L'Iran a aussi condamné l'attaque et souligné "la nécessité d’une coopération des pays de la région contre l'extrémisme et le terrorisme". Vendredi, les corps des victimes ont été transférés au Caire par les avions de l'armée, selon des responsables.
L'armée a par ailleurs lancé des offensives contre les jihadistes dans le Sinaï et les affrontements vendredi ont coûté la vie à un bébé de six mois, touché d'une balle à la tête, et à un enfant de six ans, tué par une roquette, selon des responsables.
Des mesures "inefficaces"
Jeudi soir, d'autres attaques ont visé plusieurs points de contrôle de l'armée dans le nord du Sinaï. Ces attentats ont été revendiqués par Ansar Beït al-Maqdess, principal groupe jihadiste du pays et rallié à l'EI.
Et ailleurs en Egypte, un policier est mort dans l'explosion d'une bombe dans la ville de Suez (nord-est). Si l'armée égyptienne fait régulièrement état de "succès" dans ses opérations anti-jihadistes dans le Sinaï, elles sont loin d'avoir réduit la force de frappe de ces groupes, qui disent agir en représailles à l'implacable répression (plus de 1.400 morts) dont sont victimes les partisans de M. Morsi.
Fin octobre, déjà dans le secteur d'Al-Arich, une attaque spectaculaire sur un campement militaire revendiquée par Ansar Beït al-Maqdess avait tué 30 soldats. Les autorités avaient alors décrété l'état d'urgence sur un périmètre du nord du Sinaï allant d'Al-Arich à Rafah, à la frontière avec la bande de Gaza.
Cet état d'urgence, qui s'accompagne d'un couvre-feu sévère, a été récemment prolongé pour trois mois. L'armée s'est également lancée dans la construction d'une zone tampon le long de la frontière avec l'enclave palestinienne, pour éviter l'infiltration d'armes et de jihadistes. Des centaines de familles ont dû être déplacées.
Mais ces deux mesures -état d'urgence et zone tampon- sont "inefficaces" et risquent même de faire pencher les populations locales en faveur des jihadistes, juge Ahmed Abd Rabo, professeur de Sciences politiques à l'université du Caire. "C'est de la vengeance arbitraire qui va engendrer encore plus de terrorisme," estime-t-il.

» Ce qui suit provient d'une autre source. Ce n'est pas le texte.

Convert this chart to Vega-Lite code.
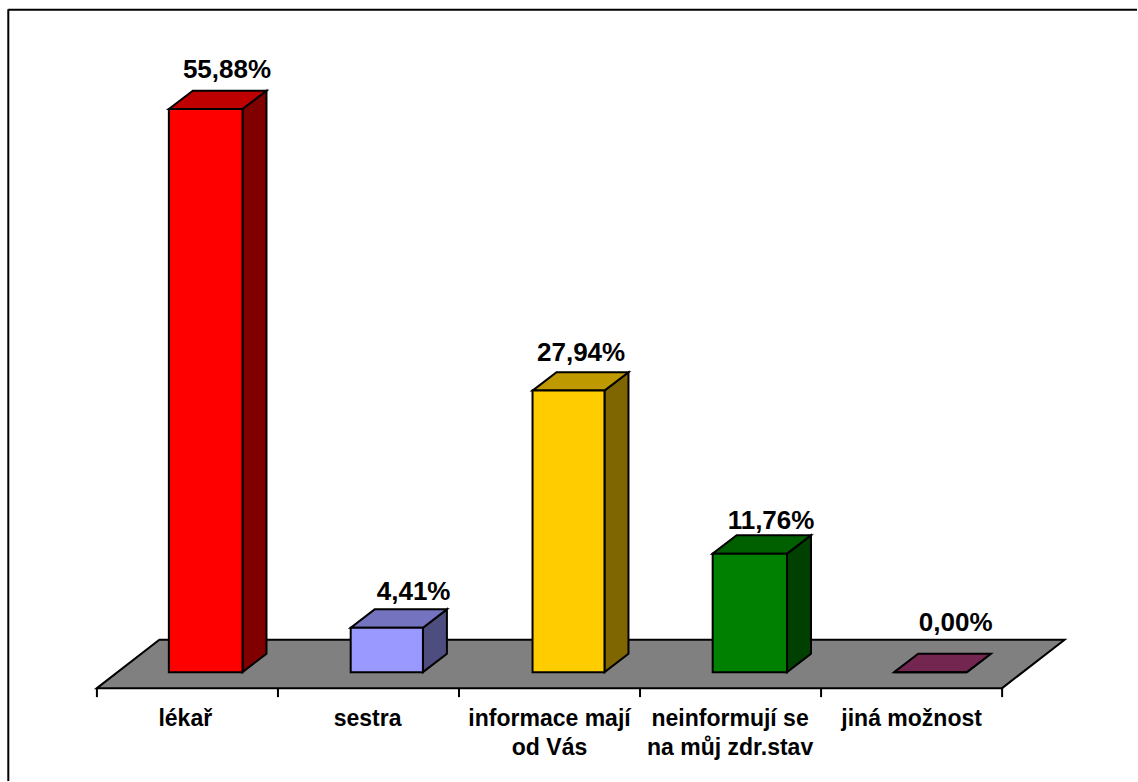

Pour Mathieu Guidère, spécialiste français des mouvements jihadistes, Ansar Beït al-Maqdess a adopté un mode opératoire similaire à celui de l'EI: il veut désormais contrôler de nouveaux territoires et non plus mener des attaques ciblées.
"On a un commandement militaire qui a une carte devant lui, qui décide de plusieurs opérations dans différents endroits (...) et qui réfléchit en terme de gains territoriaux," explique le professeur d'islamologie et de géopolitique à l'Université de Toulouse (sud-ouest de la France).